- A yearlong probe by the House Committee on Energy and Commerce into bare-bones insurance plans encouraged by the Trump administration found widespread discrimination against people with pre-existing conditions, even as a growing number are enrolled.
- Top congressional Democrats investigated eight insurers selling short-term, limited duration plans, finding they all denied medical care claims if they found a consumer had a pre-existing condition. Some refused to pay for medical claims for no discernable reason, processing them only after consumers sued or complained to state regulators. Most rescinded coverage if they determined a member had a pre-existing condition or developed one later.
- An HHS spokesperson defended the coverage as an affordable option to pricier Affordable Care Act plans, telling Healthcare Dive, "We've been abundantly clear that these plans aren't for everyone." America's Health Insurance Plans made similar points, with spokesperson David Allen noting: "For Americans with pre-existing conditions, they may not be protected at all."
The investigation looked at 14 companies that sell or market the plans, including eight insurers such as market giants Anthem and UnitedHealth Group, and six brokers.
It found insurers frequently turned down consumers with pre-existing conditions and discriminated against women, turning down applicants who were pregnant or planning to become pregnant and charging women more than men for the same coverage.
The plans had significant coverage limitations. Some excluded routine care like basic preventive visits and pelvic exams. Some plans had hard coverage cutoffs that left consumers with massive medical bills.
In one case, a consumer was billed a whopping $280,000 and lost coverage after being treated for an infection. The insurer said the patient previously had gotten an ultrasound that was "suspicious for deep venous thrombosis."
AHIP spokesman Allen said it is not surprising given the plans are not intended to replace comprehensive coverage.
"They often do not cover the care and treatments that patients need throughout the year — preventive care, prescription drugs, mental health care or treatments for chronic health conditions — or if they do, they may limit or cap the benefits," he acknowledged.
On average, short-term plans spend less than half of premium dollars collected from consumers on medical care: only 48%, the investigation found. That's in stark contrast to plans in the ACA's individual market, which are required to shell out at least 80% of all premium dollars on claims and benefits.
Short-term insurance represents a significant and growing share of the individual healthcare market. Roughly 3 million consumers bought the plans in 2019, a 27% growth from 2018, the investigation launched in March last year found.
The growth came after the Trump administration, in a controversial move, extended the maximum duration of the plans. The skimpy coverage, which isn't required to cover the 10 essential benefits under the ACA, was originally designed as cheap safety net coverage for three months.

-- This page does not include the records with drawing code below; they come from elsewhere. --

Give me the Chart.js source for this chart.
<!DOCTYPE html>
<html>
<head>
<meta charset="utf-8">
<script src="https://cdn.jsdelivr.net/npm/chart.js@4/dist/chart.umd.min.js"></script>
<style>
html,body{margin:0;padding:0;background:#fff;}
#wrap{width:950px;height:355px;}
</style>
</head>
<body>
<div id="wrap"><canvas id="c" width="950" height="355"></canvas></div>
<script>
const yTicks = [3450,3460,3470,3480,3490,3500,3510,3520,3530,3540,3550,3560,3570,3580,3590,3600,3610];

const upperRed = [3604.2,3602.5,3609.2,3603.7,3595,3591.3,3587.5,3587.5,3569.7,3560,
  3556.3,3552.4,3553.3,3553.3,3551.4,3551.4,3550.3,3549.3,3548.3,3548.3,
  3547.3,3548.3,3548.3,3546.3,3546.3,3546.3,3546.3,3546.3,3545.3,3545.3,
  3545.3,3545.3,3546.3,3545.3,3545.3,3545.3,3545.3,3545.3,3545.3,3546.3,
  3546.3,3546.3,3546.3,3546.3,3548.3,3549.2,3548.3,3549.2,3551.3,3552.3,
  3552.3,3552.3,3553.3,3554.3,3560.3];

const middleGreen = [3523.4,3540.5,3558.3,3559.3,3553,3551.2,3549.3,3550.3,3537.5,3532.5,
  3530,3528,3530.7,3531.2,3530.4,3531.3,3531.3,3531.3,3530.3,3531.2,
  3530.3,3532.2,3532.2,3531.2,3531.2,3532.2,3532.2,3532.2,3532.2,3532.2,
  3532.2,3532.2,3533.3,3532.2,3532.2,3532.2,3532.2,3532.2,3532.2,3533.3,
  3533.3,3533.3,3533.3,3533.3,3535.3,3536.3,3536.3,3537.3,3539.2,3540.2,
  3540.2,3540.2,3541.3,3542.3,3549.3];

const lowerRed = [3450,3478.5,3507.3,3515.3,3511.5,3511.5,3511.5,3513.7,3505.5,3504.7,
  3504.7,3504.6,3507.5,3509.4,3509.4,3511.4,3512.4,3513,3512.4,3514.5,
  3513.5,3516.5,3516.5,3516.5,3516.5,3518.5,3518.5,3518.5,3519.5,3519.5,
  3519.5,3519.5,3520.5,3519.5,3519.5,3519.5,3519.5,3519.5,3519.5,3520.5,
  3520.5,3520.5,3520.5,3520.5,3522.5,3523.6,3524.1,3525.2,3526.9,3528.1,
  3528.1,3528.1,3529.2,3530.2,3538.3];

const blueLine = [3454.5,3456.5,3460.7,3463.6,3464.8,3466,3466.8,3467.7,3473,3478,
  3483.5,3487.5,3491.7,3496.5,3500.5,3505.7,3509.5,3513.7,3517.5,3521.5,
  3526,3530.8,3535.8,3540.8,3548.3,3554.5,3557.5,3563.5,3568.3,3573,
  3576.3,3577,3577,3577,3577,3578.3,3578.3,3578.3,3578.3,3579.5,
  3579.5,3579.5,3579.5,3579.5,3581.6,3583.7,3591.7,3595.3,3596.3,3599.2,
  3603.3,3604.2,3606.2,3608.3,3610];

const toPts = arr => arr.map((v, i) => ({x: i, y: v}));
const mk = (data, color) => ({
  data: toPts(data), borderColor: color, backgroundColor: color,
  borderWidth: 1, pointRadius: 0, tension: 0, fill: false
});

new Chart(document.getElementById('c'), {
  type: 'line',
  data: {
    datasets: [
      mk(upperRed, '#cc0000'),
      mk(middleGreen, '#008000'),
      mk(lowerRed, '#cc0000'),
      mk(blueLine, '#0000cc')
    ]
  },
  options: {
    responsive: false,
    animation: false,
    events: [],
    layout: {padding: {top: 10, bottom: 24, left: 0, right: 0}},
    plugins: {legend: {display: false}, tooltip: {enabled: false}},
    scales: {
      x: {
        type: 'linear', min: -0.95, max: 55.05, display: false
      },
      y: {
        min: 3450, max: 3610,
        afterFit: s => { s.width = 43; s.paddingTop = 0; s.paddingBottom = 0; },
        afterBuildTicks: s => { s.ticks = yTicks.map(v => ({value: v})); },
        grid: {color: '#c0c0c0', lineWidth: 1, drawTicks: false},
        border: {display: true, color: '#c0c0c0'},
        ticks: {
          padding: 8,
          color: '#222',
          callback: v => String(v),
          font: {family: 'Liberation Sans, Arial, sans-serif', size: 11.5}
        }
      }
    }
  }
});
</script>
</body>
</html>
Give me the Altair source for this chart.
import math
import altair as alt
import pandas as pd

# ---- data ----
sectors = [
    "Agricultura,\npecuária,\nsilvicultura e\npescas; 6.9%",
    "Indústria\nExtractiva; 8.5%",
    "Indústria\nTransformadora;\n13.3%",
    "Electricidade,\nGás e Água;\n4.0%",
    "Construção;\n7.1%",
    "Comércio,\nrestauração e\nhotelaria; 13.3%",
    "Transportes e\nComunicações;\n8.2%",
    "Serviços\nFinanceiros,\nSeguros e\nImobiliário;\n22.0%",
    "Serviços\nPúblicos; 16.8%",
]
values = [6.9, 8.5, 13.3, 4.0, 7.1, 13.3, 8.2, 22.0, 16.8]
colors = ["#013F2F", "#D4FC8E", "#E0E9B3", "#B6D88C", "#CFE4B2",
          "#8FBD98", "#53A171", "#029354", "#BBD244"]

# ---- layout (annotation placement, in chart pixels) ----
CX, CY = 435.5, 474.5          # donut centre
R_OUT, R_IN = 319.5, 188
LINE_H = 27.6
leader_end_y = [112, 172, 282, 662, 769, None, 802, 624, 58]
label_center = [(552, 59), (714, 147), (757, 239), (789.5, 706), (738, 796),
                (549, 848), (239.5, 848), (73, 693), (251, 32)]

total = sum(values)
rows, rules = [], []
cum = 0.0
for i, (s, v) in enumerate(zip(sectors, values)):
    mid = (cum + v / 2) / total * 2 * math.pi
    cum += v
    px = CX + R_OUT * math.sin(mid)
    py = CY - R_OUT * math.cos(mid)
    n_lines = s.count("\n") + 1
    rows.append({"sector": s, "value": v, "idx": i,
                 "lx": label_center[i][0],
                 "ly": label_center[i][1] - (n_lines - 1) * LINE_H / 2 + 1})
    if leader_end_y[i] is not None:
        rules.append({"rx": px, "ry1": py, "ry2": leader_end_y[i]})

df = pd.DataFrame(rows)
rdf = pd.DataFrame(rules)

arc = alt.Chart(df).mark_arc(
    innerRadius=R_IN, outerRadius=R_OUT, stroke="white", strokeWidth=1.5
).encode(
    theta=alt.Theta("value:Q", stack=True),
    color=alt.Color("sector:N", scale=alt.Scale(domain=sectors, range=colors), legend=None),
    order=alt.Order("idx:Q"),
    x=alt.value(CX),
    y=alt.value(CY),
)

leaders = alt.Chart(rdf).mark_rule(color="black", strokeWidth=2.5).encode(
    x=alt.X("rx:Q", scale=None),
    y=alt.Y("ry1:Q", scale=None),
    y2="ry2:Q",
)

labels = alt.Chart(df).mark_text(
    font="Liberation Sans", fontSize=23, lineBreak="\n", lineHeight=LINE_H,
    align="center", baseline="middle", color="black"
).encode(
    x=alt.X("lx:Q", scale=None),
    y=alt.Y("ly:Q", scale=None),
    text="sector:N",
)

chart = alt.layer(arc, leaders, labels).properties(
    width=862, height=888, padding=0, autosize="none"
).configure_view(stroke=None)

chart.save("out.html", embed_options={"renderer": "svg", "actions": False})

But in August 2018, HHS expanded the plans to 12 months, with a three year renewal period, and opened them up to all consumers, not just for those who can't afford other coverage.
ACA supporters and patient advocates blasted the move, which sparked an ongoing legal challenge from safety net providers. Reports of consumers purchasing the coverage, believing it was comprehensive, then being shocked by balance bills prompted the House investigation.

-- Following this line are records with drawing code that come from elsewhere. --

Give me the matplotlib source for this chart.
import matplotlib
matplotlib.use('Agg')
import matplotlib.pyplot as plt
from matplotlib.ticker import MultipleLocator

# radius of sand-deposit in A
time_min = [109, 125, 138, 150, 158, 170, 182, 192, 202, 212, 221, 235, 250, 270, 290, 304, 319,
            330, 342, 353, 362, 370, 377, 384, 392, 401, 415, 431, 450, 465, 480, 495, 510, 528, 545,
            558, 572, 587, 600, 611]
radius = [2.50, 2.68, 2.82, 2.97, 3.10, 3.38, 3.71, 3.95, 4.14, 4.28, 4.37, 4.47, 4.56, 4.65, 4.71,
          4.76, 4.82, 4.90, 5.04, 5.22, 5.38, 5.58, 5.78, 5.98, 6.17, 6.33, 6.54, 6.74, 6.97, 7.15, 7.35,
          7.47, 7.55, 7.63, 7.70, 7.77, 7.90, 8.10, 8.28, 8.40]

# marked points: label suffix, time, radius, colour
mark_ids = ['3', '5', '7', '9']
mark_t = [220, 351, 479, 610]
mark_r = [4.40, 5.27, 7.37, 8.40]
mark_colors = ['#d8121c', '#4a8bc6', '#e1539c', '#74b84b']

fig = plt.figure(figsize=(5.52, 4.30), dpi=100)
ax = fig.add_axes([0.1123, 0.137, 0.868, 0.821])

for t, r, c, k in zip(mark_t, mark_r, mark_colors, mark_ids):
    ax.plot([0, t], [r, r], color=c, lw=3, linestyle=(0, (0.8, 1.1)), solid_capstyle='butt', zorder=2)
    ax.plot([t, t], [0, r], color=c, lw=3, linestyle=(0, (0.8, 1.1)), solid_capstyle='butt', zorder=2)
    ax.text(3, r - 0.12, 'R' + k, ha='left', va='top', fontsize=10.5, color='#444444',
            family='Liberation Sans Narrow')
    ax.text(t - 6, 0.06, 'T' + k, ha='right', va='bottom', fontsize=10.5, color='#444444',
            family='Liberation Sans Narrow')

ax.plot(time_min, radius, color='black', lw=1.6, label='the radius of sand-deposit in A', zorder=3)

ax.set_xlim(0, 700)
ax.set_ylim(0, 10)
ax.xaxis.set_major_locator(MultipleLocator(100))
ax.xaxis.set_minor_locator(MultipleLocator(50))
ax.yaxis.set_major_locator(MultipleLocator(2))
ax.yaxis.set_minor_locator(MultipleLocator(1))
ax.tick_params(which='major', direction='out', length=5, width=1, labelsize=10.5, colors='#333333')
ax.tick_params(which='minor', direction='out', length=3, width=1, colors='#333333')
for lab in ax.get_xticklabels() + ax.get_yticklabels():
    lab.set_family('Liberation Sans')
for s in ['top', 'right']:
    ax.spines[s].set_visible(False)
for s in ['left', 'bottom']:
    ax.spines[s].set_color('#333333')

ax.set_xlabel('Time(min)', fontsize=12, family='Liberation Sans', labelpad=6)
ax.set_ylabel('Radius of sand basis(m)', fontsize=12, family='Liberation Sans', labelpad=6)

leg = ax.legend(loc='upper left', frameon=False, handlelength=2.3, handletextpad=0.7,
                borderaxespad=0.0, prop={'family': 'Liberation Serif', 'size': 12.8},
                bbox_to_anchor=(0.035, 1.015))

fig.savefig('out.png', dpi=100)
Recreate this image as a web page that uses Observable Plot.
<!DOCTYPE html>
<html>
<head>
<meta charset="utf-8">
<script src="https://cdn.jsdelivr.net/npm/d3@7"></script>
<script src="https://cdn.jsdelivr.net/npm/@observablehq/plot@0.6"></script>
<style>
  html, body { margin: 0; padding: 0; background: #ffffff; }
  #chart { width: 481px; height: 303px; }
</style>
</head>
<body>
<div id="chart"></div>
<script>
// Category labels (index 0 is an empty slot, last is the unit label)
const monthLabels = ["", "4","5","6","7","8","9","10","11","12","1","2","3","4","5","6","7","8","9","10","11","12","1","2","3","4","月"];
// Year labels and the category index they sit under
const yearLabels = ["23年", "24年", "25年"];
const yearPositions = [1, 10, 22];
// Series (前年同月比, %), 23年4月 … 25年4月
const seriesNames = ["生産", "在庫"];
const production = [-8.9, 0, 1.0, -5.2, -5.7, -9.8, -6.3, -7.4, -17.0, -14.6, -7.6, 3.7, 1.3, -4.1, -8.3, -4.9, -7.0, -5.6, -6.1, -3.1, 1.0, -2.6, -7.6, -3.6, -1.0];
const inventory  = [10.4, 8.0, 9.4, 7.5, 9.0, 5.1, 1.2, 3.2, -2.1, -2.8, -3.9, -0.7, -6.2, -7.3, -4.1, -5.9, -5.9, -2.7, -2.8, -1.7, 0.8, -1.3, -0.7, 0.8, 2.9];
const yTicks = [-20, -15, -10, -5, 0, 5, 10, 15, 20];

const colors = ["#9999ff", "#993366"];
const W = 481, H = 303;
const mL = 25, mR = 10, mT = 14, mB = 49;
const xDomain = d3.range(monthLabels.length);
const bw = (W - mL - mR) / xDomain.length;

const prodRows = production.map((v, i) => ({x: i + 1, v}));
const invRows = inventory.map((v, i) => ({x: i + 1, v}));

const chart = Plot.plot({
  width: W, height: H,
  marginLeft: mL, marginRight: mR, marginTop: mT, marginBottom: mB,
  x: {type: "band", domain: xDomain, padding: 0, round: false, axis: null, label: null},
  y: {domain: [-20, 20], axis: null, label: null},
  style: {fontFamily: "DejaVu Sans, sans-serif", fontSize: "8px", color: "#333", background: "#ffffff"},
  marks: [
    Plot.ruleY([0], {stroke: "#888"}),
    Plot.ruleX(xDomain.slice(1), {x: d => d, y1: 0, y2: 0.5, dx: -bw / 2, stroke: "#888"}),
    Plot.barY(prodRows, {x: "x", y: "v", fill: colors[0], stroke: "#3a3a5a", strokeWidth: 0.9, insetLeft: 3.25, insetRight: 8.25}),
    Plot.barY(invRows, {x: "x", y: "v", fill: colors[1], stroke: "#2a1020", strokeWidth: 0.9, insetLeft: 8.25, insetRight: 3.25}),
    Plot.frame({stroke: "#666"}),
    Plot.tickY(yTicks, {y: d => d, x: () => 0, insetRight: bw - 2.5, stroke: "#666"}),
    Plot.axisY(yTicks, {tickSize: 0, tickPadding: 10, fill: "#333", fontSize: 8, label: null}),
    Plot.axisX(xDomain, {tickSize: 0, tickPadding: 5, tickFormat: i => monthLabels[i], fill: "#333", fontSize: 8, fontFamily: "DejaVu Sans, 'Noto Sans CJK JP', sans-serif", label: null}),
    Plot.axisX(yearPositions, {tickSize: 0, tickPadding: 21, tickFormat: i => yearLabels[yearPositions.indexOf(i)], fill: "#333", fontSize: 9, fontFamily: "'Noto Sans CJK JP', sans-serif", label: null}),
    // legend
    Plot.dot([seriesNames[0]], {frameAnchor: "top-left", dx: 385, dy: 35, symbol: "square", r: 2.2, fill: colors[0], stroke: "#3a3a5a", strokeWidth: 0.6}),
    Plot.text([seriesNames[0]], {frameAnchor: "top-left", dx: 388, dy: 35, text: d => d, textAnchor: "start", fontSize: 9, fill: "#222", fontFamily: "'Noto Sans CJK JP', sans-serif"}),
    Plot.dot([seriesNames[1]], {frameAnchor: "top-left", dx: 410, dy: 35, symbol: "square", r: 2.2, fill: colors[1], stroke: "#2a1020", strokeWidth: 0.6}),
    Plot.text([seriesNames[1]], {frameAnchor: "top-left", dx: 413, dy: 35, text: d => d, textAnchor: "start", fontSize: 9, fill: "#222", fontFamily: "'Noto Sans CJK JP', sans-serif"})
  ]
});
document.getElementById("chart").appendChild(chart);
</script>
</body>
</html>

The report also found brokers are paid up to 10 times more compensation for peddling short-term plans than ACA-compliant coverage. The average commission rate for short-term plans compared to ACA plans was 23% versus 2%, respectively.
Currently, 24 states ban or restrict the sale of short-term plans. Some states, including California, Massachusetts, New Jersey and New York, prohibit their sale entirely, while others like Colorado, Connecticut, New Mexico and Rhode Island have such strict regulations that no plans are sold.
Democratic leaders unveiled a bill on Wednesday to bolster the ACA and rescind the administration's expansion of the plans and expand subsidies, allowing more people to qualify for coverage.
The effort has zero chance of moving this year with Republicans in control of the Senate, but both it and the probe are likely to play into the looming 2020 presidential and congressional elections.
"The heavy-handed tactics uncovered in this investigation demonstrate why Congress must reverse the Trump Administration's expansion of these junk plans," E&C Chairman Frank Pallone, D-N.J., Health Subcommittee Chairwoman Anna Eshoo, D-Calif., and Oversight and Investigations Subcommittee Chair Diana DeGette, D-Colo., wrote in a joint statement. "It also shows how dangerous a post-ACA world would be if Republican Attorneys General and the Trump Administration are successful in striking down the law and its protections."
That lawsuit, led by 18 red states, argues the ACA, which expanded insurance to some 20 million people, is unconstitutional because a tax bill passed in 2017 zeroed out the penalty for its individual mandate. It's currently pending before the U.S. Supreme Court.
President Donald Trump and his health officials have repeatedly promised people with pre-existing conditions will be protected if the ACA is struck down, but neither the administration nor Republicans in Congress have said specifically how.